The man who invented the Planches de Deauville

90 years after their inauguration, these cabins that the greatest fashion photographers and our visitors photograph all day long, have become, along with the beach and its umbrellas, the best known and most identifiable decor of Deauville.

Charles Adda is the architect. He was born in 1873 in Algiers. He died in 1938 in Normandy at the age of 65. After having thought of a career in the navy, Charles Adda arrived in Paris at the age of 20. Gifted for drawing, he turned to architectural studies. At the Ecole des Beaux-arts de Paris he studied under Victor Laloux, the architect of the Orsay train station. Four years later, after graduating from the Ecole des Beaux-Arts de Paris in 1897, he opened his own office on rue Ampère (Paris 17th).

Born in Algiers, Charles Adda loved the sea. Born into a modest background, he was fascinated by the society that frequented Deauville. His decisive meeting with the Duke of Quincey led him to work for a clientele with illustrious names: Boni de Castellane, the Duke of Gramont, the Countess of Greffulhe, the art dealer Georges Bernheim, the dressmaker Jeanne Paquin, a regular visitor to Deauville,... for whom he built luxurious private hotels.

At the same time, from 1903 to 1914, Charles Adda built many apartment buildings, mostly in the west of Paris. The decorative references are traditional but the interior distribution of space is modern.

After the Great War, when the Roaring Twenties began, Charles Adda became in 1919 the official architect of the Société d'encouragement et des sociétés hippiques de Paris. He designed the large reinforced concrete grandstand for the Longchamp racecourse, then the one in Chantilly and several other racecourses in the Paris region.

An architect who loves and understands the world of horses and racing could not but be endearing to Deauville.

It is precisely through Deauville that Charles Adda will be remembered for designing what remains his major work: the sea baths, nicknamed Les Bains pompéiens, a group of buildings constructed in two phases between 1922 and 1929.

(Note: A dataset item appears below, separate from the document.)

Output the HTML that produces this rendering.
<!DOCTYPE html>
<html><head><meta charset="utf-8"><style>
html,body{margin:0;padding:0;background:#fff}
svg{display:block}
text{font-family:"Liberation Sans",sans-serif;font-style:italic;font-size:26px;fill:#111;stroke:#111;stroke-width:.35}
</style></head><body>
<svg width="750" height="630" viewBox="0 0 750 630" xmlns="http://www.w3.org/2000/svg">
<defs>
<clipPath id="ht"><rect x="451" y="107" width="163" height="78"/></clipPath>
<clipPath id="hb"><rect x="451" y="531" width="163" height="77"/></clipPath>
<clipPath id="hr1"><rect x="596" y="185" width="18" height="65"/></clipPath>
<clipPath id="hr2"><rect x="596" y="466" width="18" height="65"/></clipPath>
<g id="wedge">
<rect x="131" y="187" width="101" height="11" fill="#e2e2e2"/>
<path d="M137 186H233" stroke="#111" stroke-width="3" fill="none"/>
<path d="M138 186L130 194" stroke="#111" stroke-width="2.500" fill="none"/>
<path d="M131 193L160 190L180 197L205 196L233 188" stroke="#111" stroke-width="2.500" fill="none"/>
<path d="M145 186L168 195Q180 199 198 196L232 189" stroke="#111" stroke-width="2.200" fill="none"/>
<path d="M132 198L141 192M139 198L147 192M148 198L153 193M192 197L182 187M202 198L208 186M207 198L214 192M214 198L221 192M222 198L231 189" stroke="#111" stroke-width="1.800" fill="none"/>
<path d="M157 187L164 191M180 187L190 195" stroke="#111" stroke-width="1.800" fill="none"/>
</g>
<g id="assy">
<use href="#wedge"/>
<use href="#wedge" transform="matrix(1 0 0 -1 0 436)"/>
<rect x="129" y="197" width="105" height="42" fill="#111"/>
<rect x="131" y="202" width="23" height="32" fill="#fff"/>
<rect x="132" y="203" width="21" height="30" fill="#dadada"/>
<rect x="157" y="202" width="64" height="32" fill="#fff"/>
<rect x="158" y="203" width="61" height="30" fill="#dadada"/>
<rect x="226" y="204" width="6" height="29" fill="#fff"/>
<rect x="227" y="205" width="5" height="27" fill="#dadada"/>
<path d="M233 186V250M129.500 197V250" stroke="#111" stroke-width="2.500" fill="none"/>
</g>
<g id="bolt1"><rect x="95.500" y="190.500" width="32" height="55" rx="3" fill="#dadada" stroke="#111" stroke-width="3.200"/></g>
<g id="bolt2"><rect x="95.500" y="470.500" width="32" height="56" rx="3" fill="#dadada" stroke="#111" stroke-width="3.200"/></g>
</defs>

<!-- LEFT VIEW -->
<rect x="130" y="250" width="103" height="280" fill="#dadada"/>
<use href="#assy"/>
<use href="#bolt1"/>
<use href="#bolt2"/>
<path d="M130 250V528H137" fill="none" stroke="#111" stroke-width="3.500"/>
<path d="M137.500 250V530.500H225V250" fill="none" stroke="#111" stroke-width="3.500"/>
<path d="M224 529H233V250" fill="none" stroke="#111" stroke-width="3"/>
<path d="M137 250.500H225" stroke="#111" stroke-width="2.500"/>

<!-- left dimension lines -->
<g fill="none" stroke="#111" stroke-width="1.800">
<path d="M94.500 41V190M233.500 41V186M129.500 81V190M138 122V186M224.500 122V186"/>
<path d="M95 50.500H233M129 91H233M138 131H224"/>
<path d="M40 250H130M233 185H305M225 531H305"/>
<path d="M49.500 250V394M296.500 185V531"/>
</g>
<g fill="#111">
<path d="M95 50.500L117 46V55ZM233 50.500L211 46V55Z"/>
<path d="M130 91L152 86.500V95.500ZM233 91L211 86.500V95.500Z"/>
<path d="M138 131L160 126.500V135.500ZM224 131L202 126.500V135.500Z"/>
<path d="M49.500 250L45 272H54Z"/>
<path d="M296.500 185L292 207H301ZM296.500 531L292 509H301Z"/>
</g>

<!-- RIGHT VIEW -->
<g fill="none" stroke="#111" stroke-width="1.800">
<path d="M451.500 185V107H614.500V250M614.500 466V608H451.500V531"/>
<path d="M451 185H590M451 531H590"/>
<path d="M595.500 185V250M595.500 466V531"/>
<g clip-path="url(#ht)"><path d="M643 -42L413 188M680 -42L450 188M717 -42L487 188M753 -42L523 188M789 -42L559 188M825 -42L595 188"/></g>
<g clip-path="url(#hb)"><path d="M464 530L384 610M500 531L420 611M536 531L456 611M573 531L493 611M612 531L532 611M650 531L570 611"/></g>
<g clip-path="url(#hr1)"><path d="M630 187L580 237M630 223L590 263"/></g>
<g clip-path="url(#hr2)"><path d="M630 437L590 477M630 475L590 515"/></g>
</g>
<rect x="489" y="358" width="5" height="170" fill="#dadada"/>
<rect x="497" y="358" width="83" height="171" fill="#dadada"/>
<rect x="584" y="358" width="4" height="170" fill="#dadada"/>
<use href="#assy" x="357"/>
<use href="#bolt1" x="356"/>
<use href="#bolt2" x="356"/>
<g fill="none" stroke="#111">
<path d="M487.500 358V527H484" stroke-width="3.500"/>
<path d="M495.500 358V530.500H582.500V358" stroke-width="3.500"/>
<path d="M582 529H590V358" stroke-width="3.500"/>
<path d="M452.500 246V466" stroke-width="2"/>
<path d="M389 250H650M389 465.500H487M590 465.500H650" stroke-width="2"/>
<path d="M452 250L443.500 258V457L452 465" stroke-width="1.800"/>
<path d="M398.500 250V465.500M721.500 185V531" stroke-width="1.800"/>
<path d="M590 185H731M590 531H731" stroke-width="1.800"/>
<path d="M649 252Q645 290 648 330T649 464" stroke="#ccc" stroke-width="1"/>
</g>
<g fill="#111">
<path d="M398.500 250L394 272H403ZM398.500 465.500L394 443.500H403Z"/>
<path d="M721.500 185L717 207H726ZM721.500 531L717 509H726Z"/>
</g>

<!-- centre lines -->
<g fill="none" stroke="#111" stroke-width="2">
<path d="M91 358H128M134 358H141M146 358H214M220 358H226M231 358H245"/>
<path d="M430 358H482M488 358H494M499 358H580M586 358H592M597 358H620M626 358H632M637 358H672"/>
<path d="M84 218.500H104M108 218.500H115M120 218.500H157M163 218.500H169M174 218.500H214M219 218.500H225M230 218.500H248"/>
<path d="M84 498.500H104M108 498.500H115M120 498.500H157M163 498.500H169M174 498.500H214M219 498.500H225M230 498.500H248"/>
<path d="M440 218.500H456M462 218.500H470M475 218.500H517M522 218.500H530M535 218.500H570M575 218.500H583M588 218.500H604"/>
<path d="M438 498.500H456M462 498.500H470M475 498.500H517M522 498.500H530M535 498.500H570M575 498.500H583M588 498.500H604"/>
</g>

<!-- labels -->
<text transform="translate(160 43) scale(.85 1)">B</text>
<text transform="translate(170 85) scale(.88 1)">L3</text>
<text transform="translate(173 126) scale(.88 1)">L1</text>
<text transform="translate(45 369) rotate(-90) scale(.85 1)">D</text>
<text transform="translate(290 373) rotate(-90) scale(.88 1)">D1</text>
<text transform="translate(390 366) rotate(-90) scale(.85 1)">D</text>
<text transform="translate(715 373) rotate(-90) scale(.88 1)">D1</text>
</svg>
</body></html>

In 1921, the municipality of Eugene Colas, launched a competition for the creation of bathing cabins, which mobilized and put fifteen architects in competition. Charles Adda won the competition.

His Pompeian baths project has seduced. By its architecture, of course, and by the range of services it offers: stores, a café bar, a hairdressing salon, steam baths, a laundry, and 250 cabins.

The whole construction of a single level, remains deliberately low, in order to free the horizon, from the terrace of the casino which faces the sea. 

Inside the bathing courtyard, these cabins all have running water (hot and cold water) and are divided into several categories: from the foot rinse... to the luxury bath.

They are grouped in islands that are delimited by a network of galleries with portals.

The whole is stripped, with pure forms of concrete, put in relief and especially in lights by the polychromy of superb mosaics, where dominates the blue.

For this project, Charles Adda carefully chose his providers: Marcel Bergue, ironworker, and especially Alphonse Gentil & Eugene Bourdet who made the mosaics.

This architectural ensemble was completed five years later, in 1929, with the construction of new cabins, stores and the famous Bar du Soleil.

The other great idea of Charles Adda, in addition to the set of cabins, which is based on the sea baths courtyard, is to have conceived, on the beach side, an alley of planks, 7 m wide and 643 meters long.

As soon as it was inaugurated, this avenue of planks, made of Azobe wood, became : Les Planches, the most famous promenade in Deauville.

By turning his back on the Anglo-Norman style and the regionalism that dominated the aesthetics of public buildings at the time, Charles Adda gave the sea baths and the Bar du Soleil a unique art deco style, tinged with orientalism, well in tune with the visual universe of the Roaring Twenties.